Apache in a Wireless World Page 3

#WML/WAP types
AddType text/vnd.wap.wml .wml
AddType application/vnd.wap.wmlc .wmlc
AddType text/vnd.wap.wmlscript .wmls
AddType application/vnd.wap.wmlscriptc .wmlsc
AddType image/vnd.wap.wbmp .wbmp

The basic WML file is delivered to the browser with MIME type text/vnd.wap.wml. In the statement above, we have told Apache to delivery this MIME type whenever the filename ends in the extension .wml. Similarly, appropriate MIME types are passed for other WML variants. The .wmlc files would be compressed WML files, while .wmls and .wmlsc represent WMLScript (a wireless scripting language) and compressed WMLScript, respectively. Furthermore, .wbmp files represent wireless bitmap files or WBMP, the graphic format that wireless devices support (as opposed to, for example, .gif or .jpg on desktop browsers).

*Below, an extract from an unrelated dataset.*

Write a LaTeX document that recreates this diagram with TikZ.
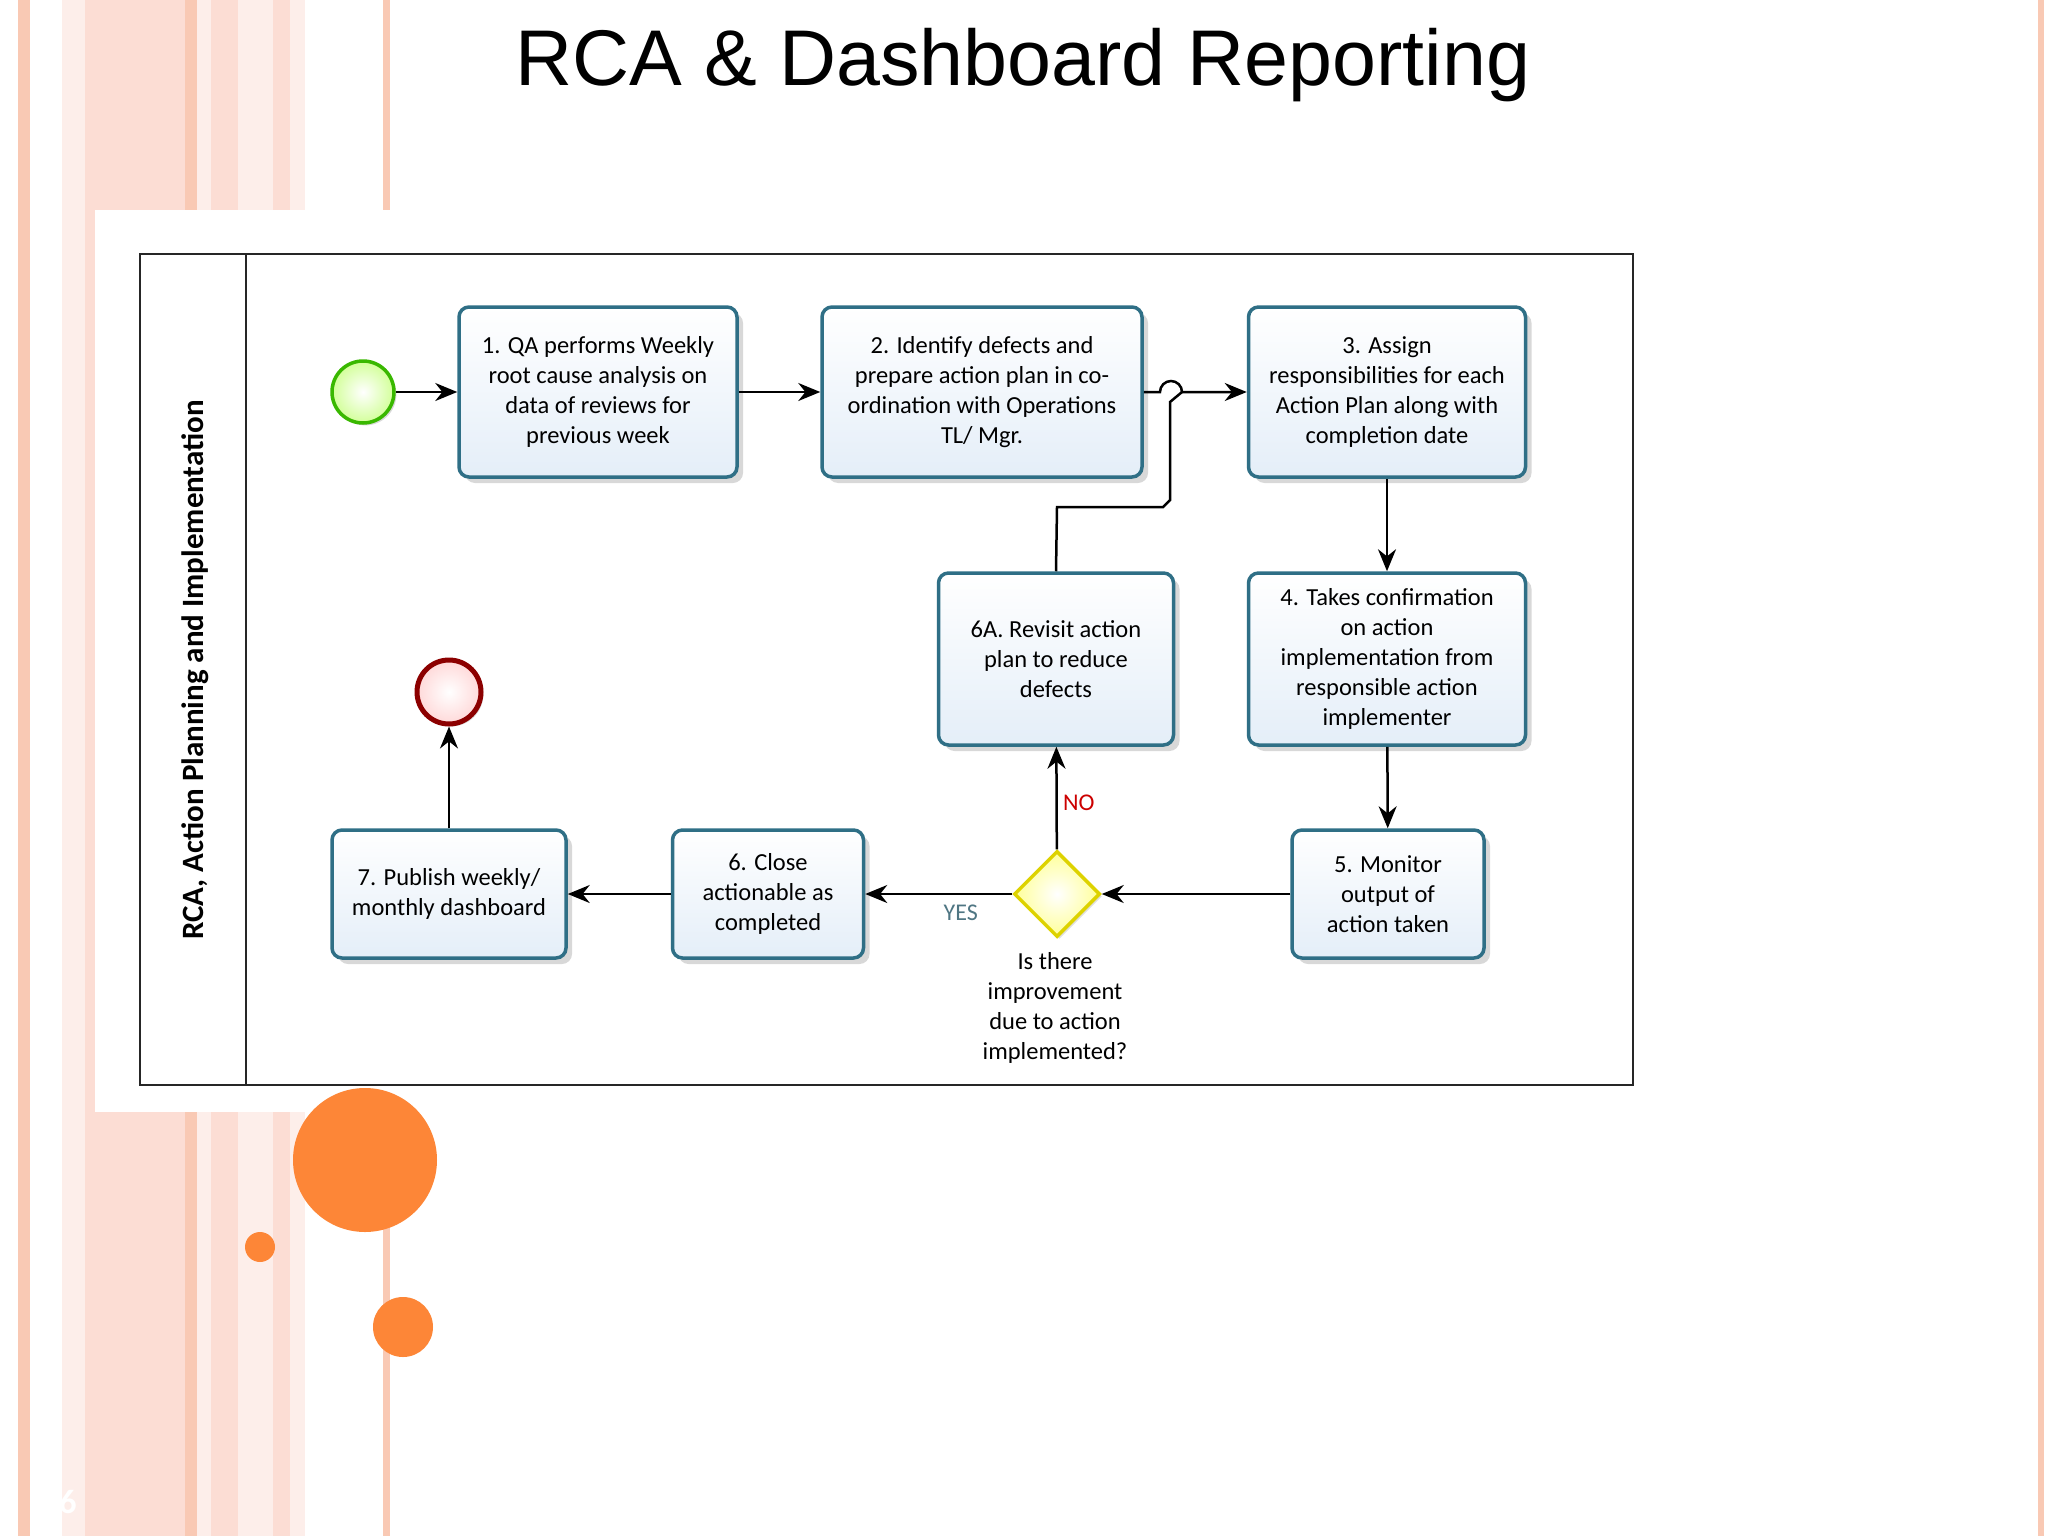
\documentclass[tikz,border=0pt]{standalone}
\usepackage{fontspec}
\setmainfont{Carlito}
\newfontfamily\titlefont{Liberation Sans}
\usetikzlibrary{arrows.meta,shapes.geometric,shadows}
\definecolor{stripeA}{HTML}{F9C9B4}
\definecolor{stripeB}{HTML}{FCDDD4}
\definecolor{stripeC}{HTML}{FDEEEA}
\definecolor{boxline}{HTML}{2F6F86}
\definecolor{boxfill}{HTML}{E4EEF8}
\definecolor{orng}{HTML}{FD8637}
\tikzset{
  box/.style={draw=boxline,line width=3.5pt,rounded corners=10pt,top color=white,bottom color=boxfill,
    drop shadow={shadow xshift=6pt,shadow yshift=-6pt,opacity=0.3},align=center,
    font=\fontsize{24.5}{30}\selectfont,inner sep=2pt},
  flow/.style={line width=2.5pt,-{Stealth[length=22pt,width=18pt]}},
}
\begin{document}
\begin{tikzpicture}[x=1pt,y=-1pt]
\useasboundingbox (0,0) rectangle (2048,1536);
\fill[white] (0,0) rectangle (2048,1536);
% stripes
\fill[stripeA] (18,0) rectangle (30,1536);
\fill[stripeC] (62,0) rectangle (85,1536);
\fill[stripeB] (85,0) rectangle (185,1536);
\fill[stripeA] (185,0) rectangle (197,1536);
\fill[stripeC] (197,0) rectangle (211,1536);
\fill[stripeB] (211,0) rectangle (238,1536);
\fill[stripeC] (238,0) rectangle (273,1536);
\fill[stripeB] (273,0) rectangle (290,1536);
\fill[stripeC] (290,0) rectangle (305,1536);
\fill[stripeA] (383,0) rectangle (390,1536);
\fill[stripeA] (2038,0) rectangle (2044,1536);
\node[text=white,font=\fontsize{34}{34}\selectfont\bfseries] (pg) at (68,1502) {6};
% panel
\fill[white] (95,210) rectangle (1640,1112);
% orange dots
\fill[orng] (365,1160) circle (72);
\fill[orng] (260,1247) circle (15);
\fill[orng] (403,1327) circle (30);
% title
\node[font=\titlefont\fontsize{79}{85}\selectfont] (title) at (1023,65) {RCA \& Dashboard Reporting};
% frame
\draw[line width=2.5pt,black!85] (140,254) rectangle (1633,1085);
\draw[line width=2.5pt,black!85] (246,254) -- (246,1085);
\node[rotate=90,font=\fontsize{31}{36}\selectfont\bfseries] (lane) at (195,670) {RCA, Action Planning and Implementation};
% events
\node[circle,minimum size=62pt,draw=green!60!black!70!lime,line width=3.5pt,inner color=white,outer color=green!25!lime!40,drop shadow={opacity=0.3}] (start) at (363,392) {};
\node[circle,minimum size=64pt,draw=red!55!black,line width=5pt,inner color=white,outer color=red!15,drop shadow={opacity=0.3}] (end) at (449,692) {};
% boxes
\node[box,minimum width=278pt,minimum height=170pt] (b1) at (598,392) {1. QA performs Weekly\\root cause analysis on\\data of reviews for\\previous week};
\node[box,minimum width=320pt,minimum height=170pt] (b2) at (982,392) {2. Identify defects and\\prepare action plan in co-\\ordination with Operations\\TL/ Mgr.};
\node[box,minimum width=277pt,minimum height=170pt] (b3) at (1387,392) {3. Assign\\responsibilities for each\\Action Plan along with\\completion date};
\node[box,minimum width=277pt,minimum height=172pt] (b4) at (1387,659) {4. Takes confirmation\\on action\\implementation from\\responsible action\\implementer};
\node[box,minimum width=235pt,minimum height=172pt] (b6a) at (1056,659) {6A. Revisit action\\plan to reduce\\defects};
\node[box,minimum width=192pt,minimum height=128pt] (b5) at (1388,894) {5. Monitor\\output of\\action taken};
\node[box,minimum width=191pt,minimum height=128pt] (b6) at (768,894) {6. Close\\actionable as\\completed};
\node[box,minimum width=234pt,minimum height=128pt] (b7) at (449,894) {7. Publish weekly/\\monthly dashboard};
\node[diamond,minimum width=86pt,minimum height=86pt,inner sep=0pt,draw=yellow!70!olive,line width=3.5pt,inner color=white,outer color=yellow!40,drop shadow={opacity=0.25}] (gw) at (1057,894) {};
\node[align=center,font=\fontsize{24.5}{30}\selectfont] (q) at (1055,1008) {Is there\\improvement\\due to action\\implemented?};
% connectors
\coordinate (hopL) at (1160,392);
\coordinate (hopR) at (1182,392);
\draw[flow] (start) -- (b1);
\draw[flow] (b1) -- (b2);
\draw[flow] (b2.east) -- (hopL) arc (180:360:11) -- (b3.west);
\draw[line width=2.5pt] (b6a.north) -- (1057,507) -- (1163,507) -- (1170,500) -- (1170,402) -- (hopR);
\draw[flow] (b3) -- (b4);
\draw[flow] (b4) -- (b5);
\draw[flow] (b5) -- (gw);
\draw[flow] (gw) -- node[pos=0.35,below=6pt,text=boxline!60!gray,font=\fontsize{24}{26}\selectfont] (yes) {YES} (b6);
\draw[flow] (gw) -- node[pos=0.45,right=2pt,text=red!80!black,font=\fontsize{24}{26}\selectfont] (no) {NO} (b6a);
\draw[flow] (b6) -- (b7);
\draw[flow] (b7) -- (end);
\end{tikzpicture}
\end{document}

Changes to the Apache httpd.conf file take effect only when the server is launched, so the server must be restarted to save the above changes for the new MIME types to apply. Once done though, Apache is ready to go, and will happily deliver WML and related files to a wireless device.

Development Simulation

You might be thinking, configuring Apache to deliver WML sounds nice in theory, but how can we see it in action? Without a wireless phone, aren't we flying blind?

Fortunately, no. If you're doing any development at all in WML, and also want to test drive your Apache configuration in delivering WML pages, check out Phone.com's UP.SDK package, which includes the incredibly handy UP.Simulator. The Simulator ("UP" stands for "Unwired Planet") displays a virtual cell phone on your desktop, which you can use to connect to and browse any WML page over the Internet (using your normal land-based Internet connection).

The Simulator even includes alternate "skins", or templates for various models of phone, so you can see how WML pages will be rendered on the particular screen size of a certain vendor model. The UP.Simulator is, as Martha Stewart would say were she to prototype WML pages for wireless delivery, "a good thing."